5. Lord Liverpool, the second earl, became Prime Minister in 1812, after the murder of Perceval. Mrs. Johnson (not Johnstone) was not ‘the widow of a Governor-General of India’. Her history is told in detail on her tombstone in St. John’s churchyard, Calcutta, and is summarized in Buckland, Dictionary of Indian Biography (1906). She was born in 1725, and died in 1812. She had four husbands, namely (l) Parry Purple Temple, whom she married when she was only thirteen years of age; (2) James Altham, who died of smallpox a few days after his marriage; (3) William Watts, Senior Member of Council, and for a short time Governor or President of Fort William in 1758; (4) in 1774 Rev. William Johnson, who became principal chaplain of Fort William in 1784, and left India in 1788. She was known as ’the old Begum ’, and her epitaph asserts that she was when she died ’the oldest British resident in Bengal, universally beloved, respected, and revered’. Mr. A. L. Paul kindly communicated the full text of the inscription on her tomb, with some additional notes. The author met her in 1810, when she was about eighty-five years of age.

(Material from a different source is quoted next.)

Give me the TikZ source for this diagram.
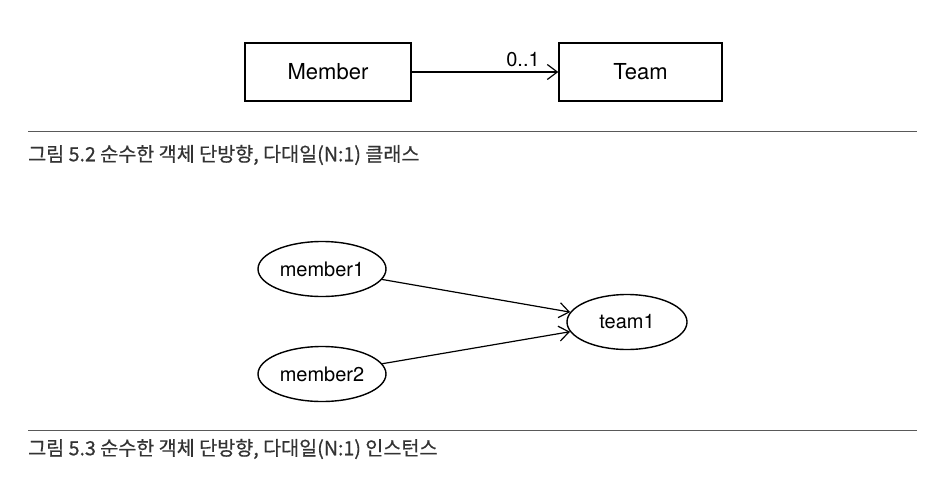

6. The tragedy of the Black Hole occurred in June, 1756.
7. Of late years the rigour of the custom exacting midday calls has been relaxed in some places.
8. Moat people would require some training before they could find this very abstemious regimen ‘the most agreeable’.
9. It will, I hope, be admitted that this observation still holds good.
10. When the author wrote the rupee was worth more than two shillings, the members of the Indian services were few in number, and mostly well paid, while living was cheap. Now all is changed. The rupee has an artificial value of 1_s_. 4_d_., the members of the services are numerous and often ill paid, while living is dear. The sharp fall in the value of silver, and consequently in the gold equivalent of the rupee, began in 1874. ’Corroding cares and anxieties’ are now the lot of most people who serve in India. They now have the privilege of paying taxes.
11. This perfect religious freedom, still generally characteristic of Anglo-Indian society, is one of its greatest charms; and the charms of the country do not increase.
12. The author probably had in his mind the famous lines of Lucretius:-
Suave, mari magno turbantibus aequora ventis,
E terra magnum alterius spectare laborem;
Non quia vexari quemquam ’st jucunda voluptas,
Sed, quibus ipse malis careas, quia cernere suave ’st.
(Book II, line 1.)
13. This delightful philosophic calm is no longer an Anglo-Indian possession; nor can the modern Indian official congratulate himself on his immunity from ‘injuries, indignities, and calumnies’.
14. There are now clubs everywhere, and coteries are said to be not unknown. Few Anglo-Indians of the present day are able to share the author’s cheery optimism.